Recent developments of iridium-based catalysts for the oxygen evolution reaction in acidic water electrolysis

Abstract

Proton exchange membrane water electrolysis (PEMWE) is one of the central technologies to enable the widespread use of intermittent renewable energy, thereby solving the problems caused by the global warming and the energy crisis associated with fossil fuels. Due to the harsh reaction conditions and sluggish kinetics of the four-electron transfer involved oxygen evolution reaction (OER) at the anode, precious metal Ir-based electrocatalysts are necessary to enable active and durable acidic water electrolysis.

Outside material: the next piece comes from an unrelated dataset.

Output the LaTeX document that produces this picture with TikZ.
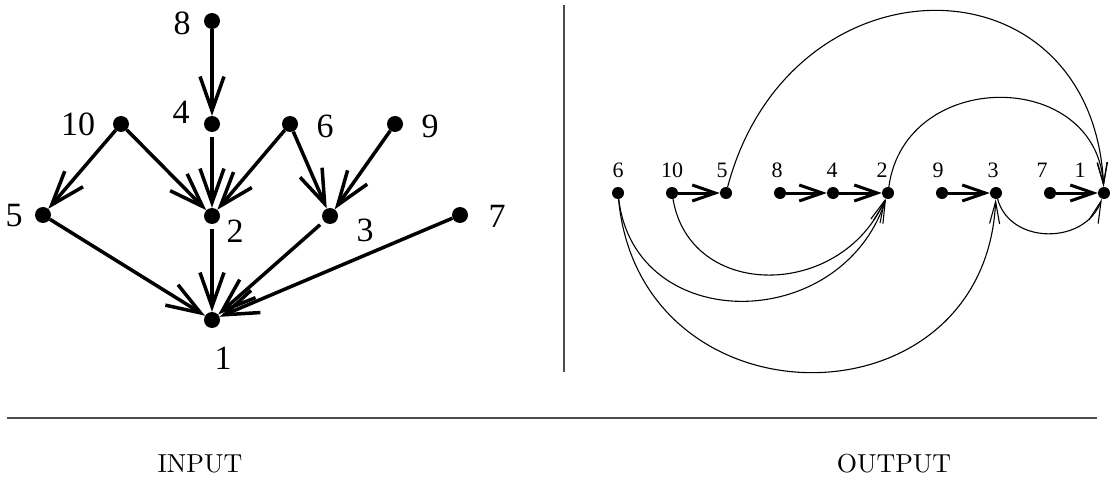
\documentclass[tikz,border=0pt]{standalone}
\usepackage{fontspec}
\newfontfamily\numfont{Liberation Serif}
\newfontfamily\capfont{lmroman10-regular.otf}
\usetikzlibrary{arrows.meta}
\begin{document}
\begin{tikzpicture}[x=1pt,y=-1pt,
  bigdot/.style={circle,fill=black,inner sep=0pt,minimum size=16pt},
  smalldot/.style={circle,fill=black,inner sep=0pt,minimum size=12pt},
  biglabel/.style={font=\numfont\fontsize{34}{36}\selectfont,inner sep=0pt},
  smalllabel/.style={font=\numfont\fontsize{22}{24}\selectfont,inner sep=0pt},
  inedge/.style={line width=3.5pt,-{Straight Barb[length=34pt,width=24pt]}},
  outedge/.style={line width=3pt,-{Straight Barb[length=23pt,width=16pt]}},
  arcedge/.style={line width=1.1pt,-{Straight Barb[length=22pt,width=10pt]}},
  caption/.style={font=\capfont\fontsize{26}{28}\selectfont,inner sep=0pt},
  rule/.style={line width=1.5pt,draw=black!70}
]
\useasboundingbox (0,0) rectangle (1115,481);

% ---------------- INPUT graph ----------------
\node[bigdot] (a8)  at (212,21)  {};
\node[bigdot] (a4)  at (212,124) {};
\node[bigdot] (a10) at (121,124) {};
\node[bigdot] (a6)  at (290,124) {};
\node[bigdot] (a9)  at (395,124) {};
\node[bigdot] (a5)  at (43,215)  {};
\node[bigdot] (a2)  at (212,216) {};
\node[bigdot] (a3)  at (330,216) {};
\node[bigdot] (a7)  at (460,215) {};
\node[bigdot] (a1)  at (212,320) {};

\node[biglabel] (la8)  at (182,23)  {8};
\node[biglabel] (la4)  at (181,112) {4};
\node[biglabel] (la10) at (78,124)  {10};
\node[biglabel] (la6)  at (325,126) {6};
\node[biglabel] (la9)  at (430,126) {9};
\node[biglabel] (la5)  at (14,216)  {5};
\node[biglabel] (la2)  at (235,231) {2};
\node[biglabel] (la3)  at (365,230) {3};
\node[biglabel] (la7)  at (497,216) {7};
\node[biglabel] (la1)  at (223,358) {1};

\draw[inedge] (a8) -- (a4);
\draw[inedge] (a10) -- (a5);
\draw[inedge] (a10) -- (a2);
\draw[inedge,shorten <=5pt] (a4) -- (a2);
\draw[inedge] (a6) -- (a2);
\draw[inedge] (a6) -- (a3);
\draw[inedge] (a9) -- (a3);
\draw[inedge] (a5) -- (a1);
\draw[inedge,shorten <=5pt] (a2) -- (a1);
\draw[inedge,shorten <=5pt] (a3) -- (a1);
\draw[inedge] (a7) -- (a1);

% ---------------- OUTPUT graph ----------------
\node[smalldot] (b6)  at (618,193)  {};
\node[smalldot] (b10) at (672,193)  {};
\node[smalldot] (b5)  at (726,193)  {};
\node[smalldot] (b8)  at (780,193)  {};
\node[smalldot] (b4)  at (833,193)  {};
\node[smalldot] (b2)  at (888,193)  {};
\node[smalldot] (b9)  at (942,193)  {};
\node[smalldot] (b3)  at (996,193)  {};
\node[smalldot] (b7)  at (1050,193) {};
\node[smalldot] (b1)  at (1104,193) {};

\node[smalllabel] (lb6)  at (618,170)  {6};
\node[smalllabel] (lb10) at (672,170)  {10};
\node[smalllabel] (lb5)  at (722,170)  {5};
\node[smalllabel] (lb8)  at (777,170)  {8};
\node[smalllabel] (lb4)  at (832,170)  {4};
\node[smalllabel] (lb2)  at (882,170)  {2};
\node[smalllabel] (lb9)  at (938,170)  {9};
\node[smalllabel] (lb3)  at (993,170)  {3};
\node[smalllabel] (lb7)  at (1042,170) {7};
\node[smalllabel] (lb1)  at (1080,170) {1};

\draw[outedge] (b10) -- (b5);
\draw[outedge] (b8) -- (b4);
\draw[outedge] (b4) -- (b2);
\draw[outedge] (b9) -- (b3);
\draw[outedge] (b7) -- (b1);

\draw[arcedge] (b5) .. controls (790,-48) and (1092,-48) .. (b1);
\draw[arcedge] (b2) .. controls (905,68) and (1096,68) .. (b1);
\draw[arcedge] (b10) .. controls (690,300) and (840,300) .. (b2);
\draw[arcedge] (b6) .. controls (635,335) and (840,335) .. (b2);
\draw[arcedge] (b6) .. controls (640,430) and (985,430) .. (b3);
\draw[arcedge] (b3) .. controls (1010,245) and (1085,245) .. (b1);

% ---------------- rules and captions ----------------
\coordinate (vt) at (564,5);
\coordinate (vb) at (564,372);
\draw[rule] (vt) -- (vb);
\coordinate (hl) at (7,418);
\coordinate (hr) at (1097,418);
\draw[rule] (hl) -- (hr);

\node[caption] (cin)  at (200,464) {INPUT};
\node[caption] (cout) at (894,464) {OUTPUT};
\end{tikzpicture}
\end{document}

However, the high price and scarcity of Ir spur intensive research on designing robust OER catalysts with decreased Ir loading. In this review, we provide a systematic review on the recent development of Ir-based OER catalysts, initiated with understanding of the reaction mechanism and the degradation process. Particularly, the adsorbate evolution mechanism (AEM) and lattice oxygen participation mechanism (LOM) are discussed in detail, which then serve as guiding principles for catalyst design. Second, the latest progress of Ir-based catalysts in terms of morphology engineering, heteroatom doping and controllable crystal phase design is summarized, with the real world performance of OER electrocatalysts in practical electrolyzers provided. Finally, we put forward our perspective of challenges and prospects for future development of Ir-based OER catalysts.